In a 2013 Spectrem research study, investors were asked to select a preferred financial advisor from a group photo of eight people, four men and four women, with obvious differences in ages.
The oldest male in the photo was chosen by 35% of investors, followed by the next oldest male with 26%. Two women in the photo received 12% of the vote.
While there was no right or wrong connected to the question, research shows that investors should consider female financial advisors a little more strongly.
There are facts related to men and women and their attitudes toward risk that require no study. Women are more likely to wear seat belts; men are more likely to drive fast. Women go to the doctor regularly; men go only when their bodies tell them to.
Aversion to risk plays an obvious role in investment decisions. Success in investments can be attributed to both an aversion to risk as well as a willingness to risk.
In Spectrem’s Millionaire Corner study Investment Attitudes and Behaviors of High Net Worth Women versus High Net Worth Men, 61% of men said "taking risk” was a factor in their obtaining wealth, while 43% of women said the same thing.
Asked to respond to the statement "I am willing to take significant investment risk on a portion of my investments in order to earn a high return on my investment", 43% of men and only 28% of women agreed.
Women are also more likely to credit their financial advisor for their accumulation of wealth.
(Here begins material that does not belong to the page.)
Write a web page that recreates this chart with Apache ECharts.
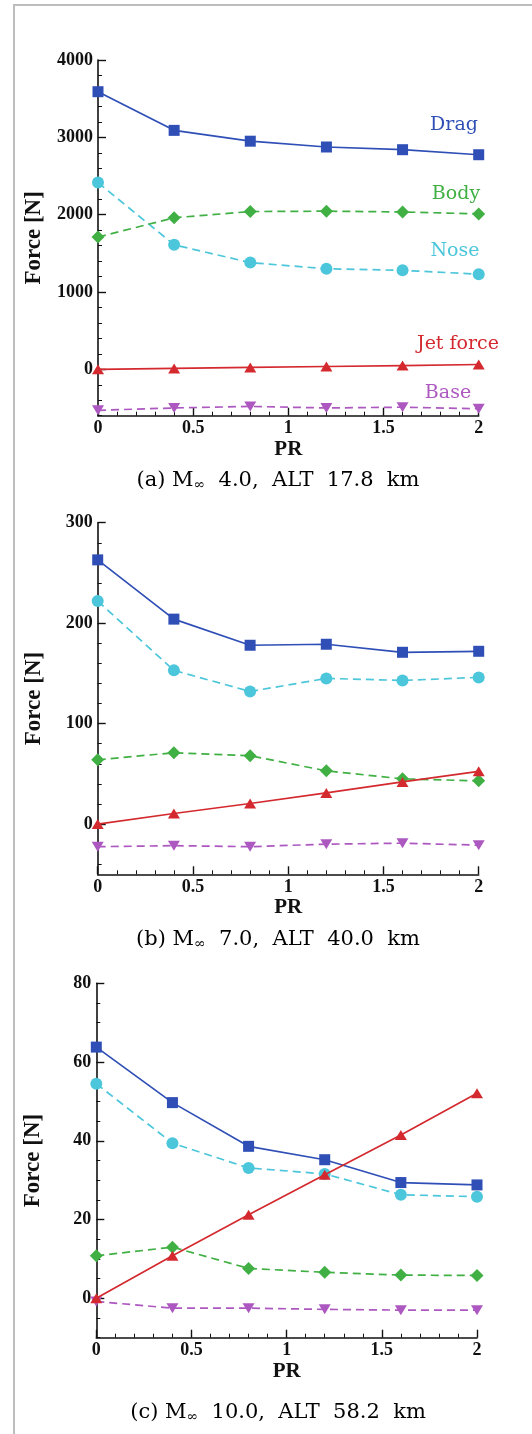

The Spectrem study showed that 43% of women credited decisions made by their financial advisor while only 33% of men did so.
According to the Spectrem study, 78% of women use a financial advisor of some sort, while only 72% of men do. Eighty-eight percent of men consider themselves either knowledgeable or fairly knowledgeable about financial products and investments, while only 63% of women feel that way about themselves.
Fifteen percent of women consider themselves advisor dependent and that jumps to 23% of women in the ultra-high-net-worth wealth segments, with a net worth between US$5 million and US$25 million. Only 11% of men are advisor dependent, and that percentage is consistent throughout wealth segments.
The desire for information from others indicates patience in investing, which can lead to avoiding mistakes made by rushing into an investment.
Risk aversion, or its opposite, the thrill of risk, plays a role in the feelings men and women have toward investing in general.
The Spectrem study reveals that 54% of men enjoy investing while only 36 percent of women admit to enjoying the investment game. Women remain consistent among wealth segments, while 68% of investors with a net worth of US$5 million or more say they like investing and do not want to give it up.
Obviously, men get something out of investing that women do not.